Springsteen and the E Street Band played for close to three hours both nights. There were so many amazing moments that it is hard to know where to begin. The chemistry between the band members was incredible; they performed with more passion and heart than I had ever seen onstage before. Springsteen danced, he wiggled his hips and he ran all over the stage. He serenaded those fans seated behind the stage. Springsteen even preached to the entire arena and announced that he was looking for the "Ghost of Tom Jones." His hilarious sermon during "Tenth Avenue Freeze Out" relayed the mythical origins of the E Street Band. Springsteen's energy level and sense of humor were amazing.
There were many outstanding songs. The band alternated between old favorites and more recent offerings, including songs from Springsteen's solo offerings. "Prove It All Night," "The Promised Land," and "Two Hearts" started the shows off. The setlists varied from focused and intense songs to more light and fun ones. The stark rendition of "Point Blank" was riveting. The arena was cloaked in darkness as Springsteen sang "Jungleland." The brooding acoustic songs "Youngstown" and "The Ghost of Tom Joad" were transformed into electric blasts by the entire band.
On the lighter side, the audience lent their voices to "Badlands" and "Hungry Heart" thanks to Springsteen's encouragement. "Out in the Street" and "Working On the Highway" caused everyone to start dancing in the aisles.
The most sentimental moment occurred during the song "If I Should Fall Behind," which became a E Street statement of purpose. Nils Lofgren, Steve Van Zandt, Clarence Clemons and Patti Scialfa each joined Springsteen at the microphone for a verse.
The encores were the highlights of the shows. Springsteen played "Freehold," a new acoustic song that was inspired by a visit he made to his Catholic grade school. The song was filled with sentimental and humorous remembrances of his day as a young boy. The song reminded me just how truthful Springsteen's lyrics really are: He sings about his own experiences.

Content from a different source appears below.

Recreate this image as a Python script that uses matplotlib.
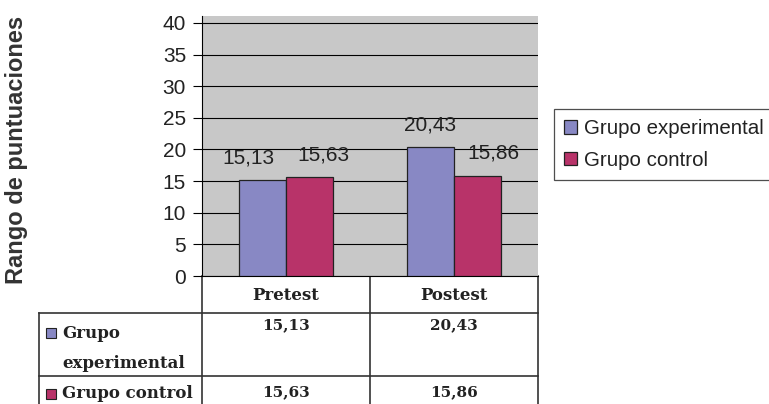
import matplotlib.pyplot as plt
from matplotlib.patches import Patch, Rectangle
import numpy as np

categorias = ['Pretest', 'Postest']
grupos = ['Grupo experimental', 'Grupo control']
etiquetas_tabla = ['Grupo\nexperimental', 'Grupo control']
experimental = [15.13, 20.43]
control = [15.63, 15.86]
yticks = [0, 5, 10, 15, 20, 25, 30, 35, 40]

colores = ['#8888C4', '#B83369']


def fmt(v):
    return f'{v:.2f}'.replace('.', ',')


W, H = 769, 404
fig = plt.figure(figsize=(W / 100, H / 100), dpi=100)
plt.rcParams['font.family'] = ['Liberation Sans', 'DejaVu Sans']

# grafico principal
ax = fig.add_axes([202 / W, (H - 276) / H, 336 / W, 260 / H])
ax.set_facecolor('#C8C8C8')
x = np.arange(len(categorias))
ancho = 0.28
b1 = ax.bar(x - ancho / 2, experimental, ancho, color=colores[0],
            edgecolor='#222222', linewidth=0.9, zorder=3)
b2 = ax.bar(x + ancho / 2, control, ancho, color=colores[1],
            edgecolor='#222222', linewidth=0.9, zorder=3)
ax.set_xlim(-0.5, 1.5)
ax.set_ylim(0, 41.1)
ax.set_yticks(yticks)
ax.set_xticks([])
ax.yaxis.grid(True, color='black', linewidth=0.8)
ax.set_axisbelow(True)
ax.tick_params(axis='y', length=6.5, width=0.8, labelsize=15, pad=5,
               labelcolor='#222222')
for s in ['top', 'right']:
    ax.spines[s].set_visible(False)
ax.spines['left'].set_linewidth(0.8)
ax.spines['bottom'].set_linewidth(0.8)

# etiquetas de datos (desplazadas como en el original)
desp = [[-14, 0], [14, 16]]
for i, barras in enumerate([b1, b2]):
    for j, b in enumerate(barras):
        ax.annotate(fmt(b.get_height()),
                    (b.get_x() + b.get_width() / 2, b.get_height()),
                    xytext=(desp[i][j] * 0.72, 16), textcoords='offset points',
                    ha='center', va='center', fontsize=15, color='#222222')

fig.text(17 / W, 1 - 150 / H, 'Rango de puntuaciones', rotation=90,
         ha='center', va='center', fontsize=17, fontweight='bold', color='#333333')

# leyenda
handles = [Patch(facecolor=c, edgecolor='#222222', linewidth=0.9) for c in colores]
leg = fig.legend(handles, grupos, loc='upper left', bbox_to_anchor=(554 / W, 1 - 109 / H),
                 fontsize=14.8, frameon=True, fancybox=False, borderpad=0.5,
                 labelspacing=0.6, handlelength=0.62, handleheight=0.62,
                 handletextpad=0.35, borderaxespad=0)
leg.get_frame().set_edgecolor('#222222')
leg.get_frame().set_linewidth(0.9)
for t in leg.get_texts():
    t.set_color('#222222')

# tabla de datos
tab = fig.add_axes([0, 0, 1, 1], zorder=-1)
tab.set_xlim(0, W)
tab.set_ylim(H, 0)
tab.axis('off')
lc = '#333333'
lw = 1.2
for xv in [202, 370, 538]:
    tab.plot([xv, xv], [276, H], color=lc, lw=lw)
tab.plot([39, 39], [313, H], color=lc, lw=lw)
for yv in [313, 376]:
    tab.plot([39, 538], [yv, yv], color=lc, lw=lw)

serif = dict(family='DejaVu Serif', fontweight='bold', fontsize=12, color='#222222')
centros = [286, 454]
for cat, cx in zip(categorias, centros):
    tab.text(cx, 295, cat, ha='center', va='center', **serif)

filas = [333, 394]
valores_y = [325, 392]
for k, (serie, lab) in enumerate(zip([experimental, control], etiquetas_tabla)):
    fy = filas[k]
    tab.add_patch(Rectangle((46, fy - 5), 10, 10, facecolor=colores[k],
                            edgecolor='#222222', lw=0.8))
    for n, linea in enumerate(lab.split('\n')):
        tab.text(62, fy + n * 31, linea, ha='left', va='center', **serif)
    for v, cx in zip(serie, centros):
        tab.text(cx, valores_y[k], fmt(v), ha='center', va='center',
                 **{**serif, 'fontsize': 11})

fig.savefig('out.png', dpi=100)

The most climactic moment of the encore was "Born To Run." I have never experienced anything like this at a concert before. The arena lights flashed on and stayed that way for the whole song. The whole arena was on its feet, singing and waving their hands. The band was on fire with Springsteen screaming the lyrics and running back and forth from one end of the stage to the next and Weinberg pounding on the drums. It was a moment you wished would never end. What was to follow was my all-time favorite Springsteen song, "Thunder Road." It was as bittersweet and beautiful as I had imagined and hoped it would be. Both shows ended with "Land of Hope and Dreams."
According to Springsteen, this tour was about the "rebirth and rededication of our band" and the "ministry of rock and roll." The passion of these concerts assured all that were in attendance that music is alive and well. I feel fortunate to have been one of the many who experienced the extreme talent of all these musicians. I have never been to a better concert and doubt that I ever will.